Leaving out every picture, copy the lines of the data exactly, from the first through the line containing "plt.rcParams['font.family'] = ['Liberation".

···

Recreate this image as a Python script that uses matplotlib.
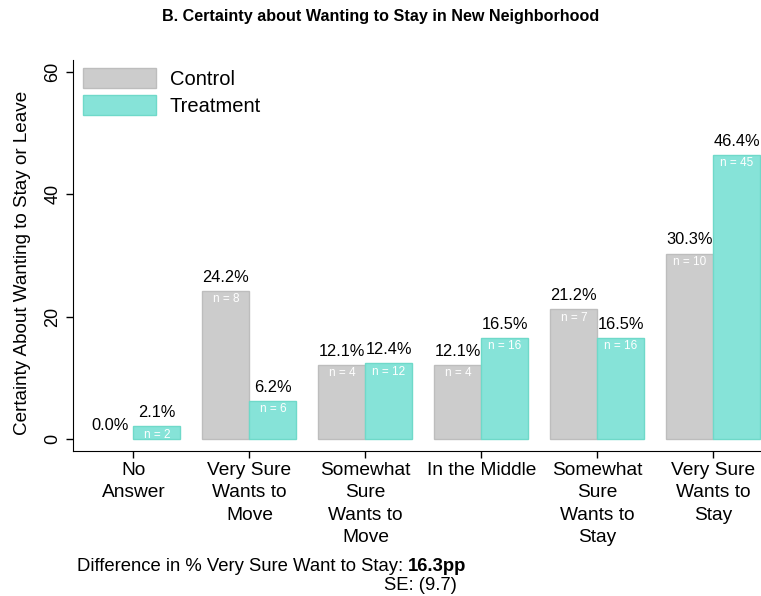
import matplotlib.pyplot as plt
from matplotlib.patches import Patch
import numpy as np

plt.rcParams['font.family'] = ['Liberation Sans', 'DejaVu Sans']

# data
categories = ["No\nAnswer", "Very Sure\nWants to\nMove", "Somewhat\nSure\nWants to\nMove",
              "In the Middle", "Somewhat\nSure\nWants to\nStay", "Very Sure\nWants to\nStay"]
control = [0.0, 24.2, 12.1, 12.1, 21.2, 30.3]
treatment = [2.1, 6.2, 12.4, 16.5, 16.5, 46.4]
control_n = [0, 8, 4, 4, 7, 10]
treatment_n = [2, 6, 12, 16, 16, 45]

c_col = "#cccccc"
c_edge = "#bdbdbd"
t_col = "#86e3d8"
t_edge = "#6fd9c9"

fig = plt.figure(figsize=(7.61, 5.96), dpi=100)
ax = fig.add_axes([0.096, 0.243, 0.904, 0.657])

x = np.arange(len(categories))
w = 0.405
b1 = ax.bar(x - w/2, control, w, color=c_col, edgecolor=c_edge, linewidth=1)
b2 = ax.bar(x + w/2, treatment, w, color=t_col, edgecolor=t_edge, linewidth=1)
for r in list(b1) + list(b2):
    if r.get_height() == 0:
        r.set_visible(False)

for xi, v, n in zip(x - w/2, control, control_n):
    ax.text(xi, v + 1.0, f"{v:.1f}%", ha="center", va="bottom", fontsize=11.8)
    if n > 0:
        ax.text(xi, v - 0.4, f"n = {n}", ha="center", va="top", fontsize=8.5, color="white")
for xi, v, n in zip(x + w/2, treatment, treatment_n):
    ax.text(xi, v + 1.0, f"{v:.1f}%", ha="center", va="bottom", fontsize=11.8)
    ax.text(xi, v - 0.4, f"n = {n}", ha="center", va="top", fontsize=8.5, color="white")

ax.set_xlim(-0.52, 5.41)
ax.set_ylim(-2, 62)
ax.set_yticks([0, 20, 40, 60])
ax.set_yticklabels(["0", "20", "40", "60"], rotation=90, va="center", fontsize=13)
ax.set_xticks(x)
ax.set_xticklabels(categories, fontsize=13.8, linespacing=1.4)
ax.tick_params(axis="both", length=5, width=1, color="black")
ax.tick_params(axis="x", pad=3)
ax.spines["top"].set_visible(False)
ax.spines["right"].set_visible(False)
ax.set_ylabel("Certainty About Wanting to Stay or Leave", fontsize=13.6)
ax.yaxis.set_label_coords(-0.061, 0.48)

handles = [Patch(facecolor=c_col, edgecolor=c_edge, linewidth=1, label="Control"),
           Patch(facecolor=t_col, edgecolor=t_edge, linewidth=1, label="Treatment")]
ax.legend(handles=handles, loc="upper left", bbox_to_anchor=(0.003, 0.998), frameon=False,
          fontsize=14.5, handlelength=3.6, handleheight=1.15, labelspacing=0.3,
          handletextpad=0.7, borderaxespad=0.0)

fig.text(0.5, 0.972, "B. Certainty about Wanting to Stay in New Neighborhood",
         ha="center", va="center", fontsize=11.6, fontweight="bold")

t1 = fig.text(0.101, 0.05, "Difference in % Very Sure Want to Stay: ", ha="left", va="center", fontsize=13.3)
ax.annotate("16.3pp", xy=(1, 0.5), xycoords=t1, ha="left", va="center", fontsize=13.3,
            fontweight="bold", annotation_clip=False)
fig.text(0.552, 0.018, "SE: (9.7)", ha="center", va="center", fontsize=13.3)

fig.savefig("out.png", dpi=100)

···

## Solution to this exercise
Recreate this image as a Python script that uses matplotlib.
import matplotlib.pyplot as plt
from matplotlib.patches import Patch
import numpy as np

plt.rcParams['font.family'] = ['Liberation Sans', 'DejaVu Sans']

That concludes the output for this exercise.